** BEGIN Information shown **

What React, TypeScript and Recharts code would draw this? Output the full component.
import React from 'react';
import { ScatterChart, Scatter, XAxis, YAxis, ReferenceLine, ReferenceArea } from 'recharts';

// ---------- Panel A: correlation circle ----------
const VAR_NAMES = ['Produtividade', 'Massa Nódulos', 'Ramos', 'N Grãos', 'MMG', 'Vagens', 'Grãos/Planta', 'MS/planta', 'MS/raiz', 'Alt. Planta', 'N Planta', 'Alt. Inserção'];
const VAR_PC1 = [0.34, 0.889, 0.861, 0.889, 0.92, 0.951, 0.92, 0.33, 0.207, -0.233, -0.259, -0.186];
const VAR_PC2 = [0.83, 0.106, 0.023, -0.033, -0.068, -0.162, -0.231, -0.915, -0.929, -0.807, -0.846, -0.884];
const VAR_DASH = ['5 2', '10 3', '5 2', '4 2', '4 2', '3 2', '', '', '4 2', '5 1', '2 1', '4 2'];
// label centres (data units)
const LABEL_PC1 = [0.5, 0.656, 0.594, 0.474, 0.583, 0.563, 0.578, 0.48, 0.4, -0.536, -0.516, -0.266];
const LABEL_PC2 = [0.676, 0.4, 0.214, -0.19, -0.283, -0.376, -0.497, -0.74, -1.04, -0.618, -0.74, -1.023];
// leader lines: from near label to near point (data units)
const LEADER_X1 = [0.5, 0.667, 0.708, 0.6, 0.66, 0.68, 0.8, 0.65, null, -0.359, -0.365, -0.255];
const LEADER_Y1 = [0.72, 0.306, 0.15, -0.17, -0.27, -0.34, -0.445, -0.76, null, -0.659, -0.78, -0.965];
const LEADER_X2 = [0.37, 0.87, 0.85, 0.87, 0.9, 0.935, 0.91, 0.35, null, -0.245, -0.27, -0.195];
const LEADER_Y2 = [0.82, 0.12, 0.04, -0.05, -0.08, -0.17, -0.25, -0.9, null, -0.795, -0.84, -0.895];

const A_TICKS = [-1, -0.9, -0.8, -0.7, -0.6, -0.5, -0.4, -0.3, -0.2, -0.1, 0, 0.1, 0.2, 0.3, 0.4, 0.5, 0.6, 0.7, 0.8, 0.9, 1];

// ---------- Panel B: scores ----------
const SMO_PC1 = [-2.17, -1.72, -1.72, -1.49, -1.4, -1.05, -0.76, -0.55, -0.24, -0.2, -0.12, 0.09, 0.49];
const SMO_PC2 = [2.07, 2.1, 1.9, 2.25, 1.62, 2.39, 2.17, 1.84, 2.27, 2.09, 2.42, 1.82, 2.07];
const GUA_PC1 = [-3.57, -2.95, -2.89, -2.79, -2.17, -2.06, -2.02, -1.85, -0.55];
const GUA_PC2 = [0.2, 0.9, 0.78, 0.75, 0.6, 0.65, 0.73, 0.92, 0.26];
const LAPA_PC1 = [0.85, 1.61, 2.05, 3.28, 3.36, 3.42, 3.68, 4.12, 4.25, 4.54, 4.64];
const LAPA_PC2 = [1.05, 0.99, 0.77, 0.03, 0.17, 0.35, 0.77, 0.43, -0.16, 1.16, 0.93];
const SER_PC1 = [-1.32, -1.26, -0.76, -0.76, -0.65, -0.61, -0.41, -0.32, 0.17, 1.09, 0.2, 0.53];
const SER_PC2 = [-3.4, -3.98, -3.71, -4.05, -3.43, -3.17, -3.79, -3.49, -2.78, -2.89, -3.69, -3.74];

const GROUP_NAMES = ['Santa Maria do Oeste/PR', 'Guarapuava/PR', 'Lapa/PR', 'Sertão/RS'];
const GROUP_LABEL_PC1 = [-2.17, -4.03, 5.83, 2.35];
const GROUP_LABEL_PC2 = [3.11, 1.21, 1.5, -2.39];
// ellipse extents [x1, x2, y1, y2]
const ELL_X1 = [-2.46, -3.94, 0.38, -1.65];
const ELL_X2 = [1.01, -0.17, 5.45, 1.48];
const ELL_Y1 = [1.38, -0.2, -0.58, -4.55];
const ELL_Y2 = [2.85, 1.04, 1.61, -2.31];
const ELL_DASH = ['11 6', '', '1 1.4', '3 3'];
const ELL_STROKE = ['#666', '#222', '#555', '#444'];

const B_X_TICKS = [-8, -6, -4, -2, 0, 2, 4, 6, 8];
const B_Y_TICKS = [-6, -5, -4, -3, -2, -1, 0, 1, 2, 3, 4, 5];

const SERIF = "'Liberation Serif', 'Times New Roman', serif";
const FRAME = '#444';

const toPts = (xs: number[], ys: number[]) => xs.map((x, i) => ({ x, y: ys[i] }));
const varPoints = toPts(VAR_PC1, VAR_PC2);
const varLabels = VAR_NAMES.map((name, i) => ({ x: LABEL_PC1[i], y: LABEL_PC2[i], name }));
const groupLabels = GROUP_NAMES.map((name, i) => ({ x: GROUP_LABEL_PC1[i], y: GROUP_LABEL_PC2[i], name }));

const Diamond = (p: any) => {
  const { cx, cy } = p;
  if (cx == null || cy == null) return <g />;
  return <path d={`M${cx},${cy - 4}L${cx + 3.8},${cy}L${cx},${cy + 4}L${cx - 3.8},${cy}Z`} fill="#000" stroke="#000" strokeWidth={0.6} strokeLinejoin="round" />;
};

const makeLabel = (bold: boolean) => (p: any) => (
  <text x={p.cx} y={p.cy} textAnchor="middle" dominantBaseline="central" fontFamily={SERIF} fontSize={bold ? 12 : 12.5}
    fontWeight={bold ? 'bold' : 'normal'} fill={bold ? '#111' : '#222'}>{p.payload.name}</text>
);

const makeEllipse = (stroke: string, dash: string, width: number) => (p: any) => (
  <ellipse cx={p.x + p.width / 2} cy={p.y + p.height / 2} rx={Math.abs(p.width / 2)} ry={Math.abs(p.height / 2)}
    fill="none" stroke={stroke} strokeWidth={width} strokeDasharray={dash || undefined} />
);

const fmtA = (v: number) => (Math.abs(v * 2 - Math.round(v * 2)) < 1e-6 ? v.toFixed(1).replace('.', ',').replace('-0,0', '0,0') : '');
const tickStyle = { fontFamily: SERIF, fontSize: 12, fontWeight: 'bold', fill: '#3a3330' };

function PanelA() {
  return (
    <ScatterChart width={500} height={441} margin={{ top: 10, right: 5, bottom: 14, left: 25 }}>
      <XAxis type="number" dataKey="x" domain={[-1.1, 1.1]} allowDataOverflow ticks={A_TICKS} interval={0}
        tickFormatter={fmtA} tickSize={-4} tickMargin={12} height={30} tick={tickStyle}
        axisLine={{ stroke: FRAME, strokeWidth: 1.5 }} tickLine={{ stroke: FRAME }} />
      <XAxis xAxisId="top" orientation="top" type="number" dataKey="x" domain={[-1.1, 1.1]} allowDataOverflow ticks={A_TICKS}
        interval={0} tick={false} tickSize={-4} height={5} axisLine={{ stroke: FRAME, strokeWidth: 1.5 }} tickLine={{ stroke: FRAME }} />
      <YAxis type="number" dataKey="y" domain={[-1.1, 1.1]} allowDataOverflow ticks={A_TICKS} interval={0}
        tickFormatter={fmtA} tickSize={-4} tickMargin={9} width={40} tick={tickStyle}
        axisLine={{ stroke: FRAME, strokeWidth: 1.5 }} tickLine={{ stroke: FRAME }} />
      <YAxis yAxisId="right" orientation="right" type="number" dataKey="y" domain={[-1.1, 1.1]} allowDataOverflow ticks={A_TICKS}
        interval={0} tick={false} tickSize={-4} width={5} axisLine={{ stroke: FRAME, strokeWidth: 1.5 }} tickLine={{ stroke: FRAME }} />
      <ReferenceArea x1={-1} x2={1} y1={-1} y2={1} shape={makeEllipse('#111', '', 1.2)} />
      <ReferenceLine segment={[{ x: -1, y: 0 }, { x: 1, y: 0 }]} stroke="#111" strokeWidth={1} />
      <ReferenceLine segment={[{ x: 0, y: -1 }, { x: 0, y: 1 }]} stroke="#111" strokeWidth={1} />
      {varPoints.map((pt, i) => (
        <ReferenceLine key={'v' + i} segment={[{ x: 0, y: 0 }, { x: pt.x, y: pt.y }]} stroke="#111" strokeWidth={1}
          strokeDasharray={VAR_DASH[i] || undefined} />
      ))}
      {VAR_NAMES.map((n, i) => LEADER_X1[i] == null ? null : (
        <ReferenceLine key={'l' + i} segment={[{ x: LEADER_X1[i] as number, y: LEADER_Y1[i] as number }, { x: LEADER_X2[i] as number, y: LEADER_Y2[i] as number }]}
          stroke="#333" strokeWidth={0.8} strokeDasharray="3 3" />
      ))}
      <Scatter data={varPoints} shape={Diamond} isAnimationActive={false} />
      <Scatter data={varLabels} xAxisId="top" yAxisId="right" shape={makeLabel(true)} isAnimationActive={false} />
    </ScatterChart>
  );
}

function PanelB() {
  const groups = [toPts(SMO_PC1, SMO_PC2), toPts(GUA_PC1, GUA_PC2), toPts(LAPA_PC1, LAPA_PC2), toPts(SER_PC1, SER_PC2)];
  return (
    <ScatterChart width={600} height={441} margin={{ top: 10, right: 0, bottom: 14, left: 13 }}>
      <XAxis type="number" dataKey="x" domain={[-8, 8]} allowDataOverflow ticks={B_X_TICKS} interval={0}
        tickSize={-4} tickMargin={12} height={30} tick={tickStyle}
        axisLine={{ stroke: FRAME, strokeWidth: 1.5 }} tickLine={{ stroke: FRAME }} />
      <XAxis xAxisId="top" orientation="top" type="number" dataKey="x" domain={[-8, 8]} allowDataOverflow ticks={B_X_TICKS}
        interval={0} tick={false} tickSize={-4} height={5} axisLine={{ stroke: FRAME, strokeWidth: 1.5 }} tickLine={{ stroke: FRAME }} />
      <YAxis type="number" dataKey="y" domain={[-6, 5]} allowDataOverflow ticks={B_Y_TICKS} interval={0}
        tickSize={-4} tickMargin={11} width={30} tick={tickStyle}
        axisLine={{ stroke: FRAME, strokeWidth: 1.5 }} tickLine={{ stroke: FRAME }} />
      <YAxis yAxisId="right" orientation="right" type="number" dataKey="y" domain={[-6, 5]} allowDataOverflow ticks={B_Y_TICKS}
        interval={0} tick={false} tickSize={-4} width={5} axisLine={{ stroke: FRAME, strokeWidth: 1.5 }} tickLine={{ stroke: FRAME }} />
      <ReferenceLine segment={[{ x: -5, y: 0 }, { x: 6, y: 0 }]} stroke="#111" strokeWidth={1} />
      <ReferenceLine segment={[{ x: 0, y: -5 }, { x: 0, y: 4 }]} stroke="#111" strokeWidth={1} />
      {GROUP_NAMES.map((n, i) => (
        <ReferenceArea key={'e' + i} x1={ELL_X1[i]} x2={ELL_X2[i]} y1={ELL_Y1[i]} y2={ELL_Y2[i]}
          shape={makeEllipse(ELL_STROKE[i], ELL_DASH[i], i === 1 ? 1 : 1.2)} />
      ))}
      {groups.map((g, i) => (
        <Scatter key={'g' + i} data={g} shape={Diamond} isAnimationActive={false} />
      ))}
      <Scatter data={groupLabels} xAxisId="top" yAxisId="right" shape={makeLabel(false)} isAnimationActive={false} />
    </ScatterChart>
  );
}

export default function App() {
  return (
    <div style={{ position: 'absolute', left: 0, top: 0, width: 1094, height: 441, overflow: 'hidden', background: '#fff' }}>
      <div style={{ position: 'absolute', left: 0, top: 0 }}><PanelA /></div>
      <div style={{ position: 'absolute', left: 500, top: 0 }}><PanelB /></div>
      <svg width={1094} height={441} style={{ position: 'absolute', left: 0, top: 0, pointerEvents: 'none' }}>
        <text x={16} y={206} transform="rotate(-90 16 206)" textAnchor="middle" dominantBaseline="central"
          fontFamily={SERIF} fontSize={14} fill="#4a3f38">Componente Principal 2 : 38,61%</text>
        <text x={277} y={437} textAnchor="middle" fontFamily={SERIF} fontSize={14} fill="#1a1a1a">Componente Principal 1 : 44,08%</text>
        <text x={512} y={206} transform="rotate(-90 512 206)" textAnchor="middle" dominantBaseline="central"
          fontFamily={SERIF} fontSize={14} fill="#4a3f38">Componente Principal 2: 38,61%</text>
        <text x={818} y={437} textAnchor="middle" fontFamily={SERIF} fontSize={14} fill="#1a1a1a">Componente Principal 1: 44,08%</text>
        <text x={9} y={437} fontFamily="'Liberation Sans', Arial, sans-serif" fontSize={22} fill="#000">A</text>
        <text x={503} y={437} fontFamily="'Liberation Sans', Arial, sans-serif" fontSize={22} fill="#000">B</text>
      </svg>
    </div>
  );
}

** END Information shown **

Task description. Exactly repeat the lines running from the top of the listing to the line bearing "YAxis, ReferenceLine, ReferenceArea", both of those lines included, and only them.

Correct response.
What React, TypeScript and Recharts code would draw this? Output the full component.
import React from 'react';
import { ScatterChart, Scatter, XAxis, YAxis, ReferenceLine, ReferenceArea } from 'recharts';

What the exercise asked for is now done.